With the reserve having a number of neighbouring communities on our southern boundaries, it is time to show a deep investment into support and giving not only an economic benefit by providing access to jobs, access to internships, but also providing community-based natural resource management programmes within these areas. Land integrity and value should not stop at the end of the fence, it should be a continued vision and action.
The clear and meaningful shift of the conservation landscape from an inward-looking body of stakeholders, concerned only with matters of their own conservation and environmental issues; to an outward-looking body that embraces and engages with the communities of people in which it exists. This process is playing out with greater momentum and it will act to improve the livelihood of the communities of people in wilderness areas as well as the sustainability of the habitats and wildlife within the reserve clusters.
The Timbavati Private Nature Reserve with its various lodges are indicative of the attraction force of the region for tourism and its role as a major driver of socio-economic development both regionally and nationally.
Our own reserve, including all of the commercial lodges, had a direct economic impact of around R 325 million, with direct spend on salaries and wages of at least R 70 million.
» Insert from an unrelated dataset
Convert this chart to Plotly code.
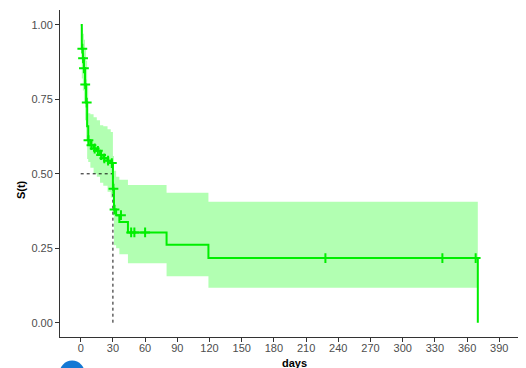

This means that the TPNR contributes roughly 5.5% to 6% of the total Greater Kruger economy, largely as a result of the private commercial lodges within the reserve.
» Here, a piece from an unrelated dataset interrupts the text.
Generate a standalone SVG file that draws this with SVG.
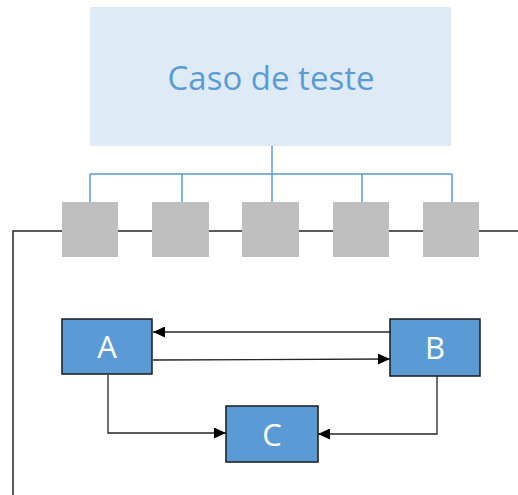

The State and Private Reserves that form the Greater Kruger have been actively encouraging engagement with local businesses, and a drive to incorporate more of the micro-enterprises of the local rural communities into the supply chain of the formal tourism businesses in the Greater Kruger.
It is clear that the true solution to the sustainability of the reserves rests on our ability to grow the wealth of the people with whom we share our landscape, and this process is already well underway.
The Timbavati Foundation, which acts as the community engagement entity for the reserve, has four main pillars on which their focus is retained, namely Conservation & environmental awareness, Education, Social care and Healthcare. The Timbavati Private Nature Reserve has taken upon itself to uphold two additional core focus areas, namely local enterprise development and youth development.
The Timbavati Private Nature Reserve, through their Foundation, seeks to unlock potential within our local communities. Although they lack financial resources, these communities have abundant natural and human capital. Working through the wildlife economy (tourism or conservation-related industries), the Timbavati Foundation encourages partnerships between local communities and conservation efforts which assist communities to develop innovative livelihood strategies.
The TPNR’s Head of Ranger Services, Mr. Anton Mzimba, had noticed a shift in values as youth have become increasingly disconnected from conservation. If they don’t see value in national parks and protected areas, wildlife areas will become more valuable as farmland or housing developments.
But there is still hope. It’s in our job to inspire the Next Generation of Rangers.
The Future Rangers Program, initiated by the Global Conservation Corps (GCC) and in partnership with the Timbavati Foundation, was started to ensure that the next generation of conservationists are passionate, dedicated and motivated to conserve wildlife, while having the opportunity to apply their knowledge in exchange for a viable career in conservation.
The Future Rangers program engages with youth from early foundation age of 5, aiming to build their appreciation of nature from a core level. The most passionate & inspired learners are rewarded with game drives, trips to conservation areas and leadership courses. Once graduated from high school, the outstanding students are granted scholarships to higher education institutions, with eventual work placement in the conservation sector through our partners.
This programme is supported by world class infrastructure such as the Timbavati Environmental School and the Graeme Naylor Nature History Museum, learners are given an unparallel experience, but that is not where it stops, being exposed to the wonders and beauty of the TPNR is what inspires and cultivates these young hearts and minds to reconnect with nature once more. On an annual basis, +/-40,000 students visit the Graeme Naylor museum as part of ongoing educational programme which are sourced from 64 local Schools within the Bushbuckridge area.